FAFE RALLY SPRINT: THE PERFECT APPETIZER
A few days before recce starts, many of the leading contenders in the World Championship will be taking part in a separate event. The Fafe Rally Sprint, held on roads formerly used to stage Rally de Portugal, will give many tens of thousands of spectators the chance to see the WRCs in action in the north of the country. Mads Østberg and Kris Meeke will share a Citroën DS3 WRC this Saturday, 29 March during this non-championship event.
FROM ESTORIL TO FARO
Estoril returns this year to the route of Rally de Portugal. The city, the starting point of the rally 39 years ago and equally a former F1 Grand Prix venue, will this year host the start of the rally on Thursday, 3 April at 3pm.
After the ceremonial start, the crews will travel the twenty kilometres or so to reach the capital, Lisbon, where a 3.27 kilometre super special stage will be held in the evening. A long 288 kilometre road section is then scheduled before the cars enter parc ferme at Algarve Stadium.
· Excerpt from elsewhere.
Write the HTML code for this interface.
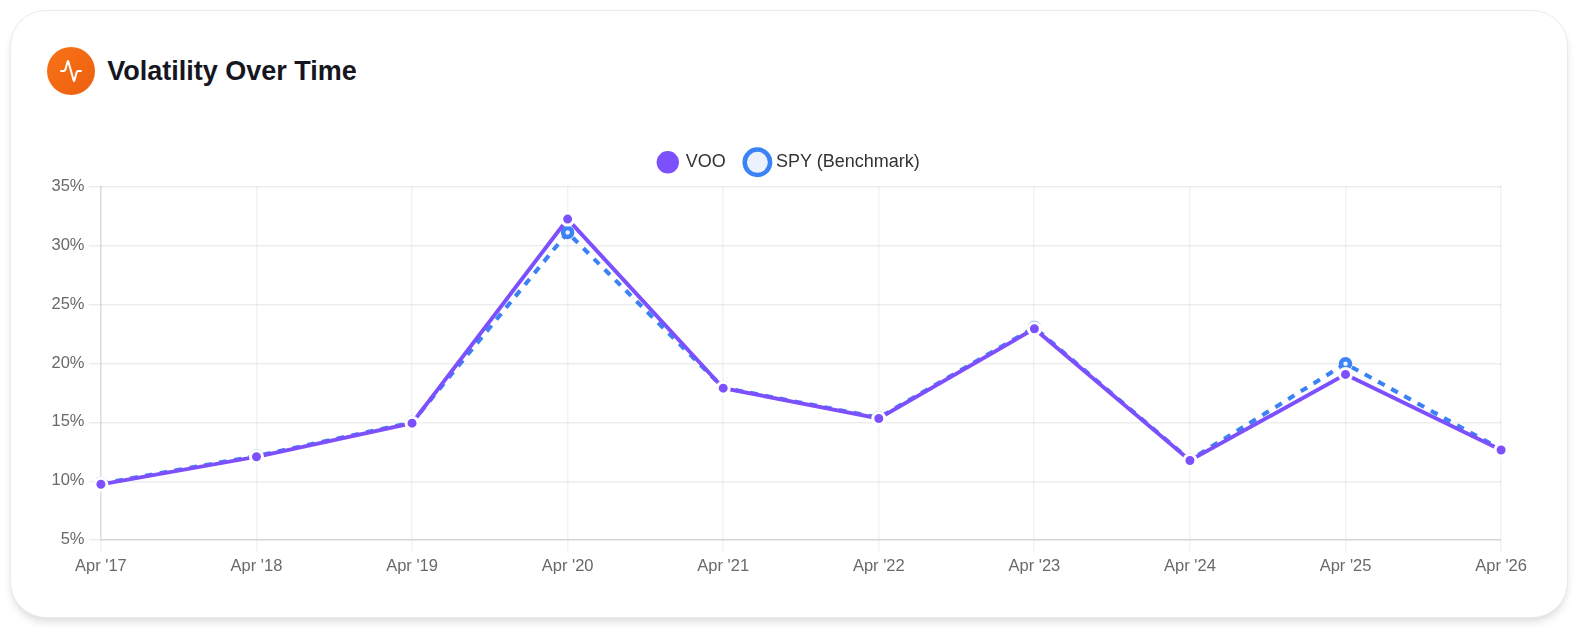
<!DOCTYPE html>
<html><head><meta charset="utf-8"><title>Volatility Over Time</title>
<style>
html,body{margin:0;padding:0;background:#fff;}
body{width:1582px;height:628px;overflow:hidden;position:relative;font-family:"Liberation Sans",sans-serif;}
.card{position:absolute;left:10px;top:10px;width:1556px;height:606px;background:#fff;border:1px solid #ebebed;border-radius:36px;
box-shadow:0 6px 9px -1px rgba(0,0,0,0.09),0 3px 6px -2px rgba(0,0,0,0.07);}
.ico{position:absolute;left:47px;top:47px;width:48px;height:48px;border-radius:50%;background:linear-gradient(135deg,#f97316,#ec5f10);}
.ico svg{position:absolute;left:12px;top:12px;}
.title{position:absolute;left:107.3px;top:56px;font-size:27px;line-height:31px;font-weight:bold;color:#15161f;white-space:nowrap;}
svg.chart{position:absolute;left:0;top:0;will-change:transform;}
svg.chart text{font-family:"Liberation Sans",sans-serif;}
</style></head><body>
<div class="card"></div>
<div class="ico"><svg width="24" height="24" viewBox="0 0 24 24" fill="none" stroke="#fff" stroke-width="2" stroke-linecap="round" stroke-linejoin="round"><path d="M22 12h-2.48a2 2 0 0 0-1.93 1.46l-2.35 8.36a.25.25 0 0 1-.48 0L9.24 2.18a.25.25 0 0 0-.48 0l-2.35 8.36A2 2 0 0 1 4.49 12H2"/></svg></div>
<div class="title">Volatility Over Time</div>
<svg class="chart" width="1582" height="628" viewBox="0 0 1582 628">
<rect x="88.75" y="186" width="1412.75" height="1.5" fill="rgba(0,0,0,0.07)"/>
<rect x="88.75" y="245" width="1412.75" height="1.5" fill="rgba(0,0,0,0.07)"/>
<rect x="88.75" y="304" width="1412.75" height="1.5" fill="rgba(0,0,0,0.07)"/>
<rect x="88.75" y="363" width="1412.75" height="1.5" fill="rgba(0,0,0,0.07)"/>
<rect x="88.75" y="422" width="1412.75" height="1.5" fill="rgba(0,0,0,0.07)"/>
<rect x="88.75" y="481" width="1412.75" height="1.5" fill="rgba(0,0,0,0.07)"/>
<rect x="88.75" y="539" width="11.25" height="1.5" fill="rgba(0,0,0,0.07)"/>
<rect x="100" y="539" width="1401.5" height="1.5" fill="rgba(0,0,0,0.165)"/>
<rect x="100" y="186" width="1.65" height="353" fill="rgba(0,0,0,0.125)"/>
<rect x="100" y="540.5" width="1.5" height="11.25" fill="rgba(0,0,0,0.05)"/>
<rect x="256" y="186" width="1.5" height="353" fill="rgba(0,0,0,0.05)"/>
<rect x="256" y="540.5" width="1.5" height="11.25" fill="rgba(0,0,0,0.05)"/>
<rect x="411" y="186" width="1.5" height="353" fill="rgba(0,0,0,0.05)"/>
<rect x="411" y="540.5" width="1.5" height="11.25" fill="rgba(0,0,0,0.05)"/>
<rect x="567" y="186" width="1.5" height="353" fill="rgba(0,0,0,0.05)"/>
<rect x="567" y="540.5" width="1.5" height="11.25" fill="rgba(0,0,0,0.05)"/>
<rect x="722" y="186" width="1.5" height="353" fill="rgba(0,0,0,0.05)"/>
<rect x="722" y="540.5" width="1.5" height="11.25" fill="rgba(0,0,0,0.05)"/>
<rect x="878" y="186" width="1.5" height="353" fill="rgba(0,0,0,0.05)"/>
<rect x="878" y="540.5" width="1.5" height="11.25" fill="rgba(0,0,0,0.05)"/>
<rect x="1033" y="186" width="1.5" height="353" fill="rgba(0,0,0,0.05)"/>
<rect x="1033" y="540.5" width="1.5" height="11.25" fill="rgba(0,0,0,0.05)"/>
<rect x="1189" y="186" width="1.5" height="353" fill="rgba(0,0,0,0.05)"/>
<rect x="1189" y="540.5" width="1.5" height="11.25" fill="rgba(0,0,0,0.05)"/>
<rect x="1345" y="186" width="1.5" height="353" fill="rgba(0,0,0,0.05)"/>
<rect x="1345" y="540.5" width="1.5" height="11.25" fill="rgba(0,0,0,0.05)"/>
<rect x="1500" y="186" width="1.5" height="353" fill="rgba(0,0,0,0.05)"/>
<rect x="1500" y="540.5" width="1.5" height="11.25" fill="rgba(0,0,0,0.05)"/>
<path d="M100.90 483.60 C100.90 483.60 256.48 456.00 256.48 456.00 C256.48 456.00 412.06 422.40 412.06 422.40 C412.06 422.40 567.63 232.60 567.63 232.60 C567.63 232.60 723.21 387.60 723.21 387.60 C723.21 387.60 878.79 417.70 878.79 417.70 C878.79 417.70 1034.37 327.60 1034.37 327.60 C1034.37 327.60 1189.94 460.00 1189.94 460.00 C1189.94 460.00 1345.52 363.70 1345.52 363.70 C1345.52 363.70 1501.10 449.40 1501.10 449.40" fill="none" stroke="#3b82f6" stroke-width="4.1" stroke-dasharray="7.5 7.5" stroke-linejoin="miter"/>
<circle cx="100.90" cy="483.60" r="4.5" fill="#ebf2fe" stroke="#3b82f6" stroke-width="4.5"/>
<circle cx="256.48" cy="456.00" r="4.5" fill="#ebf2fe" stroke="#3b82f6" stroke-width="4.5"/>
<circle cx="412.06" cy="422.40" r="4.5" fill="#ebf2fe" stroke="#3b82f6" stroke-width="4.5"/>
<circle cx="567.63" cy="232.60" r="4.5" fill="#ebf2fe" stroke="#3b82f6" stroke-width="4.5"/>
<circle cx="723.21" cy="387.60" r="4.5" fill="#ebf2fe" stroke="#3b82f6" stroke-width="4.5"/>
<circle cx="878.79" cy="417.70" r="4.5" fill="#ebf2fe" stroke="#3b82f6" stroke-width="4.5"/>
<circle cx="1034.37" cy="327.60" r="4.5" fill="#ebf2fe" stroke="#3b82f6" stroke-width="4.5"/>
<circle cx="1189.94" cy="460.00" r="4.5" fill="#ebf2fe" stroke="#3b82f6" stroke-width="4.5"/>
<circle cx="1345.52" cy="363.70" r="4.5" fill="#ebf2fe" stroke="#3b82f6" stroke-width="4.5"/>
<circle cx="1501.10" cy="449.40" r="4.5" fill="#ebf2fe" stroke="#3b82f6" stroke-width="4.5"/>
<path d="M100.90 484.30 C100.90 484.30 256.48 456.80 256.48 456.80 C256.48 456.80 412.06 423.15 412.06 423.15 C412.06 423.15 567.63 219.10 567.63 219.10 C567.63 219.10 723.21 388.15 723.21 388.15 C723.21 388.15 878.79 418.46 878.79 418.46 C878.79 418.46 1034.37 328.70 1034.37 328.70 C1034.37 328.70 1189.94 460.46 1189.94 460.46 C1189.94 460.46 1345.52 374.40 1345.52 374.40 C1345.52 374.40 1501.10 450.00 1501.10 450.00" fill="none" stroke="#7d50fd" stroke-width="3.9" stroke-linejoin="miter"/>
<circle cx="100.90" cy="484.30" r="6" fill="#7d50fd" stroke="#fff" stroke-width="3"/>
<circle cx="256.48" cy="456.80" r="6" fill="#7d50fd" stroke="#fff" stroke-width="3"/>
<circle cx="412.06" cy="423.15" r="6" fill="#7d50fd" stroke="#fff" stroke-width="3"/>
<circle cx="567.63" cy="219.10" r="6" fill="#7d50fd" stroke="#fff" stroke-width="3"/>
<circle cx="723.21" cy="388.15" r="6" fill="#7d50fd" stroke="#fff" stroke-width="3"/>
<circle cx="878.79" cy="418.46" r="6" fill="#7d50fd" stroke="#fff" stroke-width="3"/>
<circle cx="1034.37" cy="328.70" r="6" fill="#7d50fd" stroke="#fff" stroke-width="3"/>
<circle cx="1189.94" cy="460.46" r="6" fill="#7d50fd" stroke="#fff" stroke-width="3"/>
<circle cx="1345.52" cy="374.40" r="6" fill="#7d50fd" stroke="#fff" stroke-width="3"/>
<circle cx="1501.10" cy="450.00" r="6" fill="#7d50fd" stroke="#fff" stroke-width="3"/>
<circle cx="667.8" cy="162.3" r="12.7" fill="#7d50fd" stroke="#fff" stroke-width="3"/>
<circle cx="757.4" cy="162.3" r="12.7" fill="#ebf2fe" stroke="#3b82f6" stroke-width="4.5"/>
<text x="685.8" y="166.7" font-size="18" fill="#333">VOO</text>
<text x="776" y="166.7" font-size="18" fill="#333">SPY (Benchmark)</text>
<text x="84.5" y="191.10" font-size="16.5" fill="#696969" text-anchor="end">35%</text>
<text x="84.5" y="249.94" font-size="16.5" fill="#696969" text-anchor="end">30%</text>
<text x="84.5" y="308.78" font-size="16.5" fill="#696969" text-anchor="end">25%</text>
<text x="84.5" y="367.62" font-size="16.5" fill="#696969" text-anchor="end">20%</text>
<text x="84.5" y="426.47" font-size="16.5" fill="#696969" text-anchor="end">15%</text>
<text x="84.5" y="485.31" font-size="16.5" fill="#696969" text-anchor="end">10%</text>
<text x="84.5" y="544.15" font-size="16.5" fill="#696969" text-anchor="end">5%</text>
<text x="100.90" y="571" font-size="16.5" fill="#696969" text-anchor="middle">Apr '17</text>
<text x="256.48" y="571" font-size="16.5" fill="#696969" text-anchor="middle">Apr '18</text>
<text x="412.06" y="571" font-size="16.5" fill="#696969" text-anchor="middle">Apr '19</text>
<text x="567.63" y="571" font-size="16.5" fill="#696969" text-anchor="middle">Apr '20</text>
<text x="723.21" y="571" font-size="16.5" fill="#696969" text-anchor="middle">Apr '21</text>
<text x="878.79" y="571" font-size="16.5" fill="#696969" text-anchor="middle">Apr '22</text>
<text x="1034.37" y="571" font-size="16.5" fill="#696969" text-anchor="middle">Apr '23</text>
<text x="1189.94" y="571" font-size="16.5" fill="#696969" text-anchor="middle">Apr '24</text>
<text x="1345.52" y="571" font-size="16.5" fill="#696969" text-anchor="middle">Apr '25</text>
<text x="1501.10" y="571" font-size="16.5" fill="#696969" text-anchor="middle">Apr '26</text>
</svg>
</body></html>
On Friday morning, the drivers will set off in the same order as the World Championship standings for a loop of three stages, each run twice, split by a thirty-minute service period starting at 1.30pm.
The stages are already familiar to the majority of the drivers. Silves (21.50km), Ourique (25.04km) and Almodovar (26.48km) will determine the standings on day one.
On Saturday, the WRC crews will run in reverse order, according to their position in the overall standings. Like the day before, the crews will complete two runs on the three stages, with a pause for the midday service.
After Santa Clara (19.09km), the longest stage of the rally, Santana da Serra (31.90km) will be run in the opposite direction to previous years. The loop will conclude with Malhao (22.15km) before the cars head back to Algarve Stadium.
The final leg will be made up of three stages, covering only 43.87 kilometres of timed sections. At 8.50am, the crews will set off from Loulé (13.83km), then tackle Sao Bras de Alportel (16.21km) before the final test on Loulé which will also serve as the Power Stage.
The rally is scheduled to finish on Sunday, 6 April at Algarve Stadium from 12.25pm local time.